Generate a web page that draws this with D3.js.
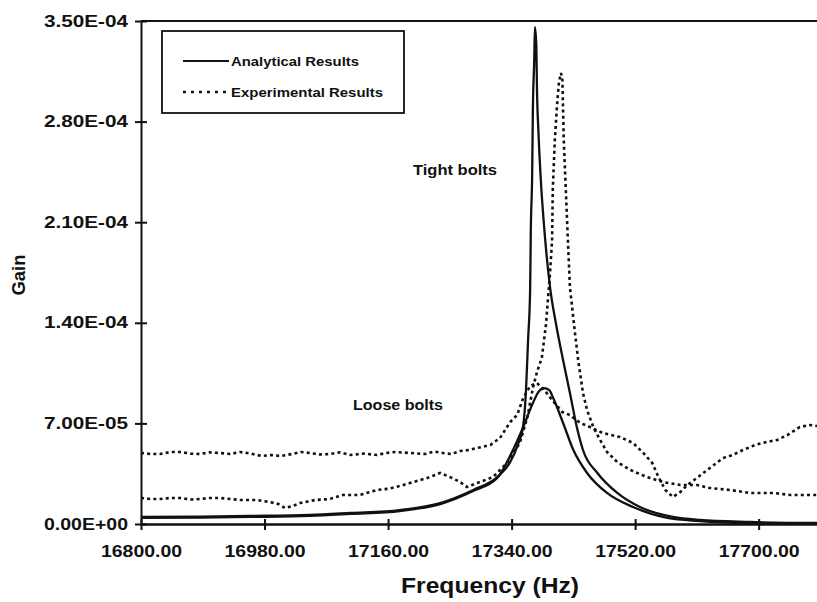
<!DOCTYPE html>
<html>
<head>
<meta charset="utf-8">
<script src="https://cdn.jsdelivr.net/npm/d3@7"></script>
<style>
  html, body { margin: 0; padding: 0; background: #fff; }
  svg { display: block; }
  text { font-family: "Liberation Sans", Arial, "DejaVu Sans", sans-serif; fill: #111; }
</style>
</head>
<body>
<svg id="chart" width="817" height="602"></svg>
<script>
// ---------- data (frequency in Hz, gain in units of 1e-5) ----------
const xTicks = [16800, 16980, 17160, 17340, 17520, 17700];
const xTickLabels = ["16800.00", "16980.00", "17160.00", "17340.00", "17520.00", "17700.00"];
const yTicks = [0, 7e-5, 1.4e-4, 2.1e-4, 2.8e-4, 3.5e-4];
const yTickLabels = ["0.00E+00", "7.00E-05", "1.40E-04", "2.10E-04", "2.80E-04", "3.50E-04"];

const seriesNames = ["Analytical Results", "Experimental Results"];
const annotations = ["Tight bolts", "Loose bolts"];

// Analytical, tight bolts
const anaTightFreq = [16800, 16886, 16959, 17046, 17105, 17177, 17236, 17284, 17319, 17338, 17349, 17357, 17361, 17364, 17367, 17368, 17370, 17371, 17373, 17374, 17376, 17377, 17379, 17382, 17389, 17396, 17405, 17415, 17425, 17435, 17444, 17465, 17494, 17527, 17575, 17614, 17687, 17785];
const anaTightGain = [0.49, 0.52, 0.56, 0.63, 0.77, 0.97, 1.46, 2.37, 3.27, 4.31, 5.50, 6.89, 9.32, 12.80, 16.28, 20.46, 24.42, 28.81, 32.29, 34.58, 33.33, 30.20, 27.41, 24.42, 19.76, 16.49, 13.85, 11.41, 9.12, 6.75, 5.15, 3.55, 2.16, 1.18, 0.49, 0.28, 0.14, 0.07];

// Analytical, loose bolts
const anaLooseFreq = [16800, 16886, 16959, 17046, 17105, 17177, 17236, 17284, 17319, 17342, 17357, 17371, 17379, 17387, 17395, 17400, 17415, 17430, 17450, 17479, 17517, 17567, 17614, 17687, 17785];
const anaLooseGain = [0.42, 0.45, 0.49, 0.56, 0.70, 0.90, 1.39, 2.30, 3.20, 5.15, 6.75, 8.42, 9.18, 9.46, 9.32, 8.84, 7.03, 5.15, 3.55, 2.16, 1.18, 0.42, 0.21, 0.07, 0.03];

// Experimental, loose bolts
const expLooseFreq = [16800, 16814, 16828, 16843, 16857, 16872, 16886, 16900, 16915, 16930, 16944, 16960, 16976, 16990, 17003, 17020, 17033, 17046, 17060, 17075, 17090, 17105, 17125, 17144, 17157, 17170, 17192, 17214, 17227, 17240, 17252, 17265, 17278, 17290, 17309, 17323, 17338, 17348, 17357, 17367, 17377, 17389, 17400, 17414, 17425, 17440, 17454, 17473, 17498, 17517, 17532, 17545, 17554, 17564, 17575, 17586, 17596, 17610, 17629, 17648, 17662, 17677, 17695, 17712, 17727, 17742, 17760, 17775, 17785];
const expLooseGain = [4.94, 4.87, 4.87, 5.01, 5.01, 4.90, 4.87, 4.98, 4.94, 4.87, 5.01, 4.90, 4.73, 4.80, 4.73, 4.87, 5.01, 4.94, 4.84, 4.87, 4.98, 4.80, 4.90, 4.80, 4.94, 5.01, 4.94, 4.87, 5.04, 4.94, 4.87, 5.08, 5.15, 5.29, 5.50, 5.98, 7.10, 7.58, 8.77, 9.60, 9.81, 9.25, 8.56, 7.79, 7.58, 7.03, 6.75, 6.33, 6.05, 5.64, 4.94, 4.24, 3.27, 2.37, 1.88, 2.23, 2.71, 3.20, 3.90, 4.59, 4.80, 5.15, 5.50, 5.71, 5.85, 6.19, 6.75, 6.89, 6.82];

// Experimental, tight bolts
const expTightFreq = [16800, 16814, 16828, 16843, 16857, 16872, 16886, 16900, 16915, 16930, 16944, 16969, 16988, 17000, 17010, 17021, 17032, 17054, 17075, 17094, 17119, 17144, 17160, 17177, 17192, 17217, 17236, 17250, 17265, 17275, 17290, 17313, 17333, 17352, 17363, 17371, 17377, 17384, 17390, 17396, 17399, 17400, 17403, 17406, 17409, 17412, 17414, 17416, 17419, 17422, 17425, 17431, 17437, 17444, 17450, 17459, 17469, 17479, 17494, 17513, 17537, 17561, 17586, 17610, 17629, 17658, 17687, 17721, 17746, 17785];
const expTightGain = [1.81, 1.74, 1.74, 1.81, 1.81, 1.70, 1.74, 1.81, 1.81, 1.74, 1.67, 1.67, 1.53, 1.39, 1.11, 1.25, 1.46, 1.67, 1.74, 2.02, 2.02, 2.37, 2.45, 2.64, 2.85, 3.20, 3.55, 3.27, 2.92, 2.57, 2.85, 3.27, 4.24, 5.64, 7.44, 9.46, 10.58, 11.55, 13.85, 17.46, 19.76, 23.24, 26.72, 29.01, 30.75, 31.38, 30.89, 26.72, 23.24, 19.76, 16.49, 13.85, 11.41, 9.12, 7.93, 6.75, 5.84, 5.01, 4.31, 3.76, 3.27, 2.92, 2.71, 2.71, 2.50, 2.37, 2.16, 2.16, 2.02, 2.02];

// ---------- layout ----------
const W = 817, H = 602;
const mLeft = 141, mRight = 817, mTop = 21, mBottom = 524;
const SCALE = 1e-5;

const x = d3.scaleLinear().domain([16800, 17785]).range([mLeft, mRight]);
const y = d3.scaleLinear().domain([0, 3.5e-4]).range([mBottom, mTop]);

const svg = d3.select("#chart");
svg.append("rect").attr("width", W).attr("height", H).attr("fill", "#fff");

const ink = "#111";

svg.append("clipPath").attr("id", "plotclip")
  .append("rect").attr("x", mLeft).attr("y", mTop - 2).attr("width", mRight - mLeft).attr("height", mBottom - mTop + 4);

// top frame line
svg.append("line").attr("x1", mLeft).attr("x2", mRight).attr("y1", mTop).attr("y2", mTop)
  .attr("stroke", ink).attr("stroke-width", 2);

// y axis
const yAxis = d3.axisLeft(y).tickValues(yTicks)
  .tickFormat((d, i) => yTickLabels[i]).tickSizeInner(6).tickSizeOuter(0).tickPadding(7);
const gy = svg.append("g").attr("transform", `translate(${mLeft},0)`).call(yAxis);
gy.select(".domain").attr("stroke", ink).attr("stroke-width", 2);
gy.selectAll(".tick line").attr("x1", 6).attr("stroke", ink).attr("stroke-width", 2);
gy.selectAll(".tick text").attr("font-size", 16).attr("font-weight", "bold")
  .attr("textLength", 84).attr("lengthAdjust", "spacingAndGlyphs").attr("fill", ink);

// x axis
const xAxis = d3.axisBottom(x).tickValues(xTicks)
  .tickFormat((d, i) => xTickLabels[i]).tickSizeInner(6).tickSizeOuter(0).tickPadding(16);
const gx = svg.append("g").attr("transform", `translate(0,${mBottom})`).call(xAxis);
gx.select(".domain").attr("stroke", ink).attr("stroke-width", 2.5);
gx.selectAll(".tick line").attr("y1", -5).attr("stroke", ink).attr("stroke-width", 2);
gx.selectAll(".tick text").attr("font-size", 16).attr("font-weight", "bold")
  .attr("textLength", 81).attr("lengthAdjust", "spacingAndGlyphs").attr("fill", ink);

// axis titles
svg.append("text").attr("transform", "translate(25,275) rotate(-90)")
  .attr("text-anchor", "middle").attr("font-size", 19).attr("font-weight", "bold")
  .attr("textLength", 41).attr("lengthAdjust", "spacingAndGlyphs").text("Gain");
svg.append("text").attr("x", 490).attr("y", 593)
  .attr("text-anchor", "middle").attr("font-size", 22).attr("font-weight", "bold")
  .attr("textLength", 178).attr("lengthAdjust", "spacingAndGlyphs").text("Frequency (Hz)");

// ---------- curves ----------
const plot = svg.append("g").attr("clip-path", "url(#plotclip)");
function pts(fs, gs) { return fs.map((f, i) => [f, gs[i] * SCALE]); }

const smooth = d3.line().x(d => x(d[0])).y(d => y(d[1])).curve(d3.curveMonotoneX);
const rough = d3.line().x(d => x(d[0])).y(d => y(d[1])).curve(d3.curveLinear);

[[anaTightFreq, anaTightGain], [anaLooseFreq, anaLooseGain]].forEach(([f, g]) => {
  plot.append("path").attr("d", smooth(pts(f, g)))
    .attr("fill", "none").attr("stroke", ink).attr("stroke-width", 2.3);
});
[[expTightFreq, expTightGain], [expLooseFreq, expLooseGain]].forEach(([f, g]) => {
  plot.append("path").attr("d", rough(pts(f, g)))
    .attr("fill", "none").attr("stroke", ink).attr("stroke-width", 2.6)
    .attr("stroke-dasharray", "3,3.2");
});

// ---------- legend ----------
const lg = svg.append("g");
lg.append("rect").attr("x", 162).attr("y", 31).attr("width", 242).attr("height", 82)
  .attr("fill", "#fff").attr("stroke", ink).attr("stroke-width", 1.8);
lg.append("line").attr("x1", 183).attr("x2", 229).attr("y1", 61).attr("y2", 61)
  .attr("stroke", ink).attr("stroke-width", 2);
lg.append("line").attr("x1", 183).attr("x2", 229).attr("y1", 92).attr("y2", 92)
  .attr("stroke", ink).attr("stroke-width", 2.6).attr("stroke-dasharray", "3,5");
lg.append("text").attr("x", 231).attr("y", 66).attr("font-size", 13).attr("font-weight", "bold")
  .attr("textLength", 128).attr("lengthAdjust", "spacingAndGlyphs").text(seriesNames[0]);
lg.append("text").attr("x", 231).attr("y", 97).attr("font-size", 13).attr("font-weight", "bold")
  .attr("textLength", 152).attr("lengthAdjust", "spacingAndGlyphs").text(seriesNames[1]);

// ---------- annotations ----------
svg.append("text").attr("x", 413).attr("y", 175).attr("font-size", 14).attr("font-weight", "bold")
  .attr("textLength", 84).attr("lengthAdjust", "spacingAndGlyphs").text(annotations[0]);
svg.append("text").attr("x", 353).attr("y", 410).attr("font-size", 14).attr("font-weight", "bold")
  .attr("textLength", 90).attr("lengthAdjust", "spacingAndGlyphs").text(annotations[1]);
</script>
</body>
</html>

§ **Aim of the exercise**
Quote, please, every line of the material above from its start through the line that has "0.21, 0.07, 0.03];", reproducing the words exactly and dropping any images.

§ **Answer in full**
Generate a web page that draws this with D3.js.
<!DOCTYPE html>
<html>
<head>
<meta charset="utf-8">
<script src="https://cdn.jsdelivr.net/npm/d3@7"></script>
<style>
  html, body { margin: 0; padding: 0; background: #fff; }
  svg { display: block; }
  text { font-family: "Liberation Sans", Arial, "DejaVu Sans", sans-serif; fill: #111; }
</style>
</head>
<body>
<svg id="chart" width="817" height="602"></svg>
<script>
// ---------- data (frequency in Hz, gain in units of 1e-5) ----------
const xTicks = [16800, 16980, 17160, 17340, 17520, 17700];
const xTickLabels = ["16800.00", "16980.00", "17160.00", "17340.00", "17520.00", "17700.00"];
const yTicks = [0, 7e-5, 1.4e-4, 2.1e-4, 2.8e-4, 3.5e-4];
const yTickLabels = ["0.00E+00", "7.00E-05", "1.40E-04", "2.10E-04", "2.80E-04", "3.50E-04"];

const seriesNames = ["Analytical Results", "Experimental Results"];
const annotations = ["Tight bolts", "Loose bolts"];

// Analytical, tight bolts
const anaTightFreq = [16800, 16886, 16959, 17046, 17105, 17177, 17236, 17284, 17319, 17338, 17349, 17357, 17361, 17364, 17367, 17368, 17370, 17371, 17373, 17374, 17376, 17377, 17379, 17382, 17389, 17396, 17405, 17415, 17425, 17435, 17444, 17465, 17494, 17527, 17575, 17614, 17687, 17785];
const anaTightGain = [0.49, 0.52, 0.56, 0.63, 0.77, 0.97, 1.46, 2.37, 3.27, 4.31, 5.50, 6.89, 9.32, 12.80, 16.28, 20.46, 24.42, 28.81, 32.29, 34.58, 33.33, 30.20, 27.41, 24.42, 19.76, 16.49, 13.85, 11.41, 9.12, 6.75, 5.15, 3.55, 2.16, 1.18, 0.49, 0.28, 0.14, 0.07];

// Analytical, loose bolts
const anaLooseFreq = [16800, 16886, 16959, 17046, 17105, 17177, 17236, 17284, 17319, 17342, 17357, 17371, 17379, 17387, 17395, 17400, 17415, 17430, 17450, 17479, 17517, 17567, 17614, 17687, 17785];
const anaLooseGain = [0.42, 0.45, 0.49, 0.56, 0.70, 0.90, 1.39, 2.30, 3.20, 5.15, 6.75, 8.42, 9.18, 9.46, 9.32, 8.84, 7.03, 5.15, 3.55, 2.16, 1.18, 0.42, 0.21, 0.07, 0.03];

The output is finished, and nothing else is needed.